The live export industry is considering a major retreat on animal welfare policy, by canvassing an idea put forward by Labor for an independent inspector to oversee the treatment of livestock.
- Labor first proposed the idea of an inspector-general in 2013
- Australian Live Exporters Council chairman Simon Crean says the industry will discuss the proposal
- Labor’s Joel Fitzgibbon said it was a “surprise but welcome move”
It comes after shocking revelations that almost 2,500 Australian sheep died from dehydration on board a ship bound for the Middle East last August, and animals being mistreated in a Qatari abattoir.
Labor first proposed the idea of an inspector-general for animal welfare in 2013, but former agriculture minister Barnaby Joyce dumped it when the Coalition came to power.
The industry has been vehemently against the policy and farm groups say it would create unnecessary red tape and regulatory burden.
But in a sign of how vulnerable the live export sector feels right now, the Australian Live Exporters Council (ALEC) chairman Simon Crean has sent a letter to Agriculture Minister David Littleproud, telling him the industry would discuss the proposal.

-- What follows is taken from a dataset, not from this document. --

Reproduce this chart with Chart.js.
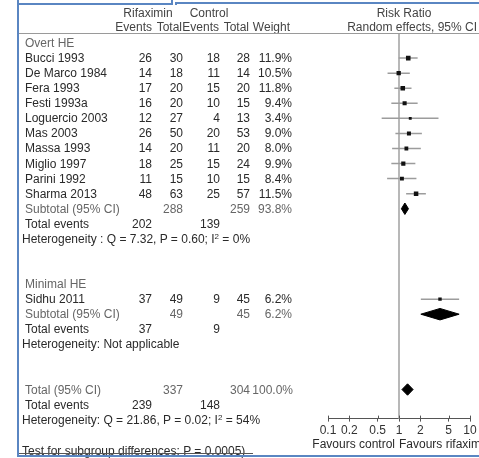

Labor’s agriculture spokesman Joel Fitzgibbon said it was a “surprise but welcome move”.
He said better oversight of the industry and the regulator, the Department of Agriculture, was needed.
“The inspector-general would be for animal welfare and live animal exports at the federal level, and he or she would be the cop on the beat overlooking the regulator to ensure that the regulator did its work fully and properly,” he said.
“And he or she would lead the way in establishing an independent office of animal welfare, which I hope would be a creature of COAG.”
There is no suggestion the live export industry supports the idea yet, but the fact Mr Crean has flagged it is up for discussion is significant.
Just ‘a band-aid solution’: Coalition
But some, like the Coalition’s Sussan Ley, do not think Labor’s policy goes far enough.
“It sounds like a band-aid solution,” she said.
“And unfortunately when we’ve seen the work of inspector generals in other portfolios they’ve often come across as rather toothless tigers.”
Ms Ley, who used to be a farmer and a shearer, said she supported a ban instead. She was appalled by the recent incidents involving Australian sheep onboard and Emanuel Exports ship.
“I’m calling for a phase out of all live exports of sheep to the Middle East, not cattle to Indonesia,” she said.
“The level of anger and angst in the Australian community has reached unprecedented levels, and that’s no surprise, because people like me have watched this for 15 years. And I used to be the first person to get out of bed in the morning and defend the live sheep trade.”
Emanuel exports were blocked from sending another shipment of sheep to the Middle East after the shocking vision of dead and dying sheep was aired on commercial television.
Mr Littleproud has ordered a review into the latest incidents. That investigation should be completed in a few weeks.
The company has claimed it has taken “decisive steps” to improve welfare standards, including reducing the number of sheep on board.